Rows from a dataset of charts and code
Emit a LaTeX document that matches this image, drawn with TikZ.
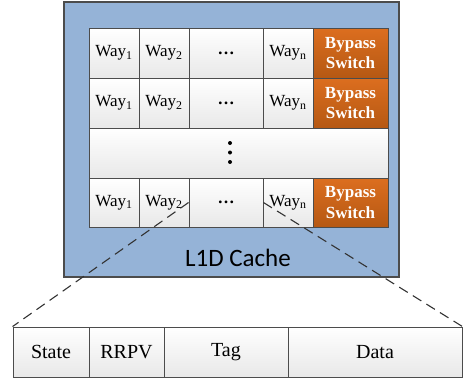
\documentclass[tikz,border=0pt]{standalone}
\usepackage{fontspec}
\setmainfont{Liberation Serif}
\newfontfamily\calib{Carlito}
\begin{document}
\begin{tikzpicture}[x=1pt,y=-1pt,
  cell/.style={draw=black!70, line width=0.9pt, inner sep=0pt, top color=white, bottom color=black!9,
    font=\fontsize{17}{20}\selectfont},
  bypass/.style={draw=black!70, line width=0.9pt, inner sep=0pt, top color=orange1, bottom color=orange2,
    text=white, font=\fontsize{17}{20.5}\selectfont\bfseries, align=center},
  field/.style={draw=black!70, line width=0.9pt, inner sep=0pt, top color=white, bottom color=black!9,
    font=\fontsize{20}{24}\selectfont},
  vdot/.style={fill=black, circle, inner sep=0pt, minimum size=4pt},
  zoomline/.style={black!80, line width=1.1pt, dash pattern=on 10pt off 6pt}]
\definecolor{orange1}{HTML}{DC6E1F}
\definecolor{orange2}{HTML}{B55813}
\definecolor{cacheblue}{HTML}{95B3D7}
\useasboundingbox (0,0) rectangle (463,383);
% outer cache box
\node[draw=black!70, line width=1.1pt, fill=cacheblue, inner sep=0pt, minimum width=335, minimum height=275] (cache) at (231.5,139.5) {};
\node[font=\calib\fontsize{25}{28}\selectfont] (label) at (238,258) {L1D Cache};
% row 1
\node[cell, minimum width=50, minimum height=50] (a1) at (114,53) {Way\textsubscript{1}};
\node[cell, minimum width=50, minimum height=50] (a2) at (164,53) {Way\textsubscript{2}};
\node[cell, minimum width=74, minimum height=50] (a3) at (226,53) {\textbf{…}};
\node[cell, minimum width=50, minimum height=50] (a4) at (288,53) {Way\textsubscript{n}};
\node[bypass, minimum width=75, minimum height=50] (a5) at (350.5,53) {Bypass\\Switch};
% row 2
\node[cell, minimum width=50, minimum height=50] (b1) at (114,103) {Way\textsubscript{1}};
\node[cell, minimum width=50, minimum height=50] (b2) at (164,103) {Way\textsubscript{2}};
\node[cell, minimum width=74, minimum height=50] (b3) at (226,103) {\textbf{…}};
\node[cell, minimum width=50, minimum height=50] (b4) at (288,103) {Way\textsubscript{n}};
\node[bypass, minimum width=75, minimum height=50] (b5) at (350.5,103) {Bypass\\Switch};
% middle row
\node[cell, minimum width=299, minimum height=50] (mid) at (238.5,153) {};
\node[vdot] (d1) at (230,143) {};
\node[vdot] (d2) at (230,152.5) {};
\node[vdot] (d3) at (230,162) {};
% last row
\node[cell, minimum width=50, minimum height=49] (c1) at (114,202.5) {Way\textsubscript{1}};
\node[cell, minimum width=50, minimum height=49] (c2) at (164,202.5) {Way\textsubscript{2}};
\node[cell, minimum width=74, minimum height=49] (c3) at (226,202.5) {\textbf{…}};
\node[cell, minimum width=50, minimum height=49] (c4) at (288,202.5) {Way\textsubscript{n}};
\node[bypass, minimum width=75, minimum height=49] (c5) at (350.5,202.5) {Bypass\\Switch};
% bottom fields
\node[field, minimum width=76, minimum height=50] (state) at (51,352) {State};
\node[field, minimum width=75, minimum height=50] (rrpv) at (126.5,352) {RRPV};
\node[field, minimum width=124, minimum height=50] (tag) at (226,352) {Tag};
\node[field, minimum width=174, minimum height=50] (data) at (375,352) {Data};
% zoom lines
\draw[zoomline] (c3.west) -- (state.north west);
\draw[zoomline] (c3.east) -- (data.north east);
\end{tikzpicture}
\end{document}
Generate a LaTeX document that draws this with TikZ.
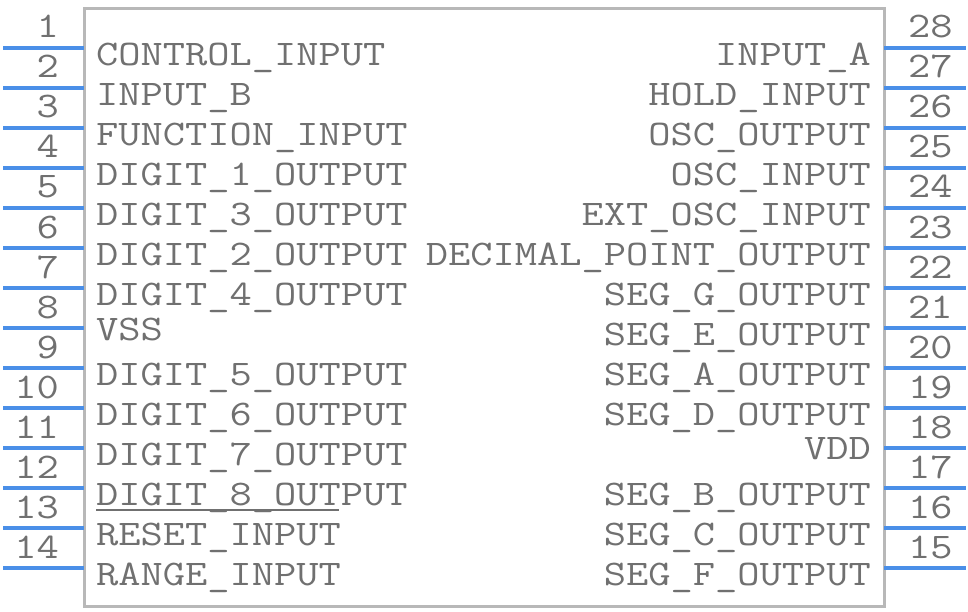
\documentclass[tikz,border=0pt]{standalone}
\usepackage{fontspec}
\setmonofont[FakeStretch=1.2]{Latin Modern Mono}
\definecolor{txtgray}{HTML}{707070}
\definecolor{boxgray}{HTML}{B8B8B8}
\definecolor{pinblue}{HTML}{4A8FE8}
\begin{document}
\begin{tikzpicture}[x=1pt,y=-1pt,
  lbl/.style={inner sep=0pt, font=\ttfamily\fontsize{36}{40}\selectfont, text=txtgray},
  pinnum/.style={lbl},
  pinline/.style={draw=pinblue, line width=4pt},
  bodybox/.style={draw=boxgray, line width=3pt},
  ovl/.style={draw=txtgray, line width=2pt}]
\useasboundingbox (0,0) rectangle (968,612);
\draw[bodybox] (84,9) rectangle (884,606);
% left pins
\foreach \i in {1,...,14}{
  \pgfmathsetmacro{\yy}{48+40*(\i-1)}
  \coordinate (La\i) at (3,\yy);
  \coordinate (Lb\i) at (84,\yy);
  \draw[pinline] (La\i) -- (Lb\i);
  \node[pinnum, anchor=base east] (Ln\i) at (59,\yy-10) {\i};
}
% right pins
\foreach \i in {1,...,14}{
  \pgfmathsetmacro{\yy}{48+40*(\i-1)}
  \pgfmathtruncatemacro{\nn}{29-\i}
  \coordinate (Ra\i) at (884,\yy);
  \coordinate (Rb\i) at (966,\yy);
  \draw[pinline] (Ra\i) -- (Rb\i);
  \node[pinnum, anchor=base west] (Rn\i) at (908,\yy-10) {\nn};
}
% left labels
\foreach \t/\yy [count=\i] in {CONTROL\_INPUT/65.5, INPUT\_B/105.5, FUNCTION\_INPUT/145.5,
  DIGIT\_1\_OUTPUT/185.5, DIGIT\_3\_OUTPUT/225.5, DIGIT\_2\_OUTPUT/265.5, DIGIT\_4\_OUTPUT/305.5,
  VSS/340, DIGIT\_5\_OUTPUT/385.5, DIGIT\_6\_OUTPUT/425.5, DIGIT\_7\_OUTPUT/465.5,
  DIGIT\_8\_OUTPUT/505.5, RESET\_INPUT/545.5, RANGE\_INPUT/585.5}{
  \node[lbl, anchor=base west] (Lt\i) at (96,\yy) {\t};
}
\draw[ovl] ([yshift=36pt]Lt13.base west) -- ([yshift=36pt,xshift=-2pt]Lt13.base east);
% right labels
\foreach \t/\yy [count=\i] in {INPUT\_A/65.5, HOLD\_INPUT/105.5, OSC\_OUTPUT/145.5,
  OSC\_INPUT/185.5, EXT\_OSC\_INPUT/225.5, DECIMAL\_POINT\_OUTPUT/265.5, SEG\_G\_OUTPUT/305.5,
  SEG\_E\_OUTPUT/345.5, SEG\_A\_OUTPUT/385.5, SEG\_D\_OUTPUT/425.5, VDD/459,
  SEG\_B\_OUTPUT/505.5, SEG\_C\_OUTPUT/545.5, SEG\_F\_OUTPUT/585.5}{
  \node[lbl, anchor=base east] (Rt\i) at (871,\yy) {\t};
}
\end{tikzpicture}
\end{document}
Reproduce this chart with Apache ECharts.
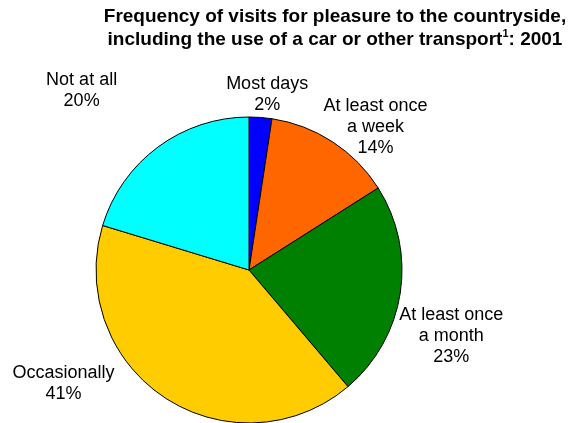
<!DOCTYPE html>
<html>
<head>
<meta charset="utf-8">
<title>Countryside visits 2001</title>
<script src="https://cdn.jsdelivr.net/npm/echarts@6/dist/echarts.min.js"></script>
<style>
	html,body{margin:0;padding:0;background:#fff;}
	#chart{width:580px;height:423px;}
</style>
</head>
<body>
<div id="chart"></div>
<script>
// slices clockwise from 12 o'clock
var categories = ['Most days', 'At least once\na week', 'At least once\na month', 'Occasionally', 'Not at all'];
var percents = [2.4, 13.6, 22.8, 40.9, 20.3];
var colours = ['#0000ff', '#ff6600', '#008000', '#ffcc00', '#00ffff'];

// nudges of each label from where echarts puts it (Excel style placement)
var labelShift = [[-40, -15], [-47, -37], [-9, 42], [-41, -17], [-31, -50]];

var myChart = echarts.init(document.getElementById('chart'));

var pieData = [];
for (var i = 0; i < categories.length; i++) {
	pieData.push({name: categories[i], value: percents[i], itemStyle: {color: colours[i]}});
}

var option = {
	animation: false,
	title: {
		text: '{t|Frequency of visits for pleasure to the countryside,}\n{t|including the use of a car or other transport}{s|1}{t|: 2001}',
		left: 335,
		top: 5,
		padding: 0,
		textAlign: 'center',
		textStyle: {
			rich: {
				t: {fontFamily: 'Liberation Sans, Arial', fontWeight: 'bold', fontSize: 19, lineHeight: 23, color: '#000'},
				s: {fontFamily: 'Liberation Sans, Arial', fontWeight: 'bold', fontSize: 11, lineHeight: 23, verticalAlign: 'top', padding: [0, 0, 9, 0], color: '#000'}
			}
		}
	},
	series: [{
		type: 'pie',
		center: [249, 270],
		radius: 153,
		startAngle: 90,
		clockwise: true,
		data: pieData,
		itemStyle: {borderColor: '#000', borderWidth: 1},
		label: {
			show: true,
			position: 'outside',
			formatter: function (p) { return p.name + '\n' + Math.round(p.value) + '%'; },
			fontFamily: 'Liberation Sans, Arial',
			fontSize: 18,
			lineHeight: 21,
			color: '#000'
		},
		labelLine: {show: false, length: 8, length2: 0},
		labelLayout: function (params) {
			var r = params.labelRect;
			var s = labelShift[params.dataIndex];
			return {x: r.x + r.width / 2 + s[0], y: r.y + r.height / 2 + s[1], align: 'center', verticalAlign: 'middle'};
		},
		emphasis: {disabled: true}
	}]
};

myChart.setOption(option);
</script>
</body>
</html>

- _PROBLEM REQUIREMENTS_:
Write down exactly what the lines above say, from the line holding "Reproduce this chart with Apache ECharts." through the line holding "['#0000ff', '#ff6600', '#008000', '#ffcc00', '#00ffff'];", and nothing more. Do not copy the pictures.

- _FINAL ANSWER_:
Reproduce this chart with Apache ECharts.
<!DOCTYPE html>
<html>
<head>
<meta charset="utf-8">
<title>Countryside visits 2001</title>
<script src="https://cdn.jsdelivr.net/npm/echarts@6/dist/echarts.min.js"></script>
<style>
	html,body{margin:0;padding:0;background:#fff;}
	#chart{width:580px;height:423px;}
</style>
</head>
<body>
<div id="chart"></div>
<script>
// slices clockwise from 12 o'clock
var categories = ['Most days', 'At least once\na week', 'At least once\na month', 'Occasionally', 'Not at all'];
var percents = [2.4, 13.6, 22.8, 40.9, 20.3];
var colours = ['#0000ff', '#ff6600', '#008000', '#ffcc00', '#00ffff'];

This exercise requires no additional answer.